Несмотря на то, что его попытка урегулировать донатистский кризис не удалась, Константин по совету испанского епископа Осия Кордобского начал еще более крупное предприятие — созыв Вселенского Собора в Никее. Эта идея вполне согласовывалась с развивающимися понятиями о соборности: консенсус, достигнутый между всеми епископами мира, был бы действительно высочайшим из всех возможных свидетельств о единстве епископата, проповедуемом св. Киприаном, и, следовательно, наиболее авторитетным путем провозглашения подлинно христианского вероучения. Снова, однако, две непримиримые логики — логика государства и логика Церкви — отразились на истории этого и последующих вселенских соборов.

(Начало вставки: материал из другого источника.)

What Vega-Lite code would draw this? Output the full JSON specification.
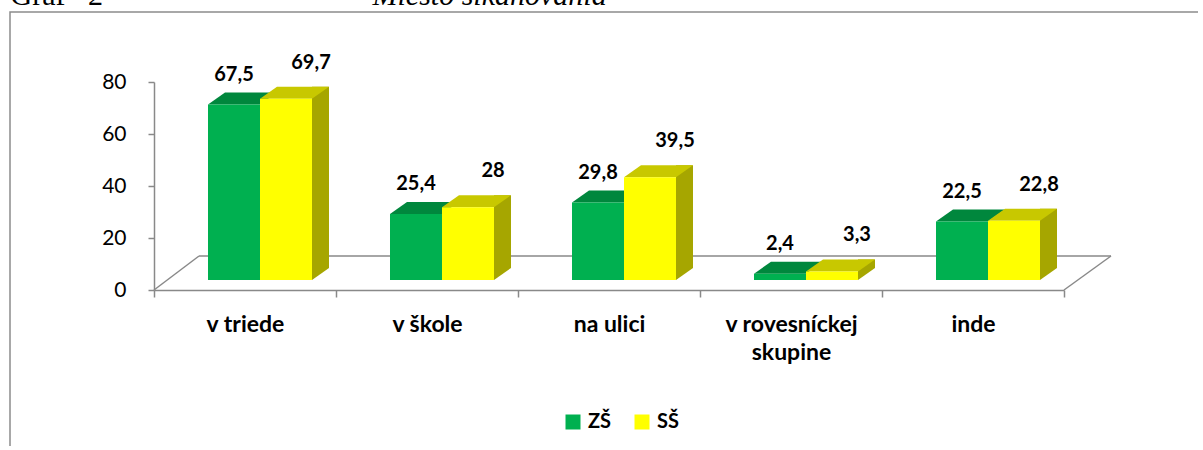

Для империи Вселенский Собор созывался императором, чтобы снабдить его постановлением, которое могло бы стать имперским законом. Для Церкви же Собор не имел этого утилитарного значения, но должен был стать свидетельством об Истине. При всем влиянии эллинистической идеи императора–бога на сознание христиан никогда никто — морально или богословски — не принуждал их «верить, что император имел власть определять и христианское вероучение»[47]. Ни императорский созыв, ни императорское утверждение не были автоматической гарантией непогрешимости. Неудивительно поэтому, что императоры созывали много и псевдособоров.
Поучительна уже история никейского вероопределения, впоследствии отвергнутого самим Константином и не получившего всеобщего признания до 381 года. История принятия или отвержения других соборов известна историкам, но продолжает смущать тех богословов, которые ищут определенных, внешних критериев непогрешимости Церкви.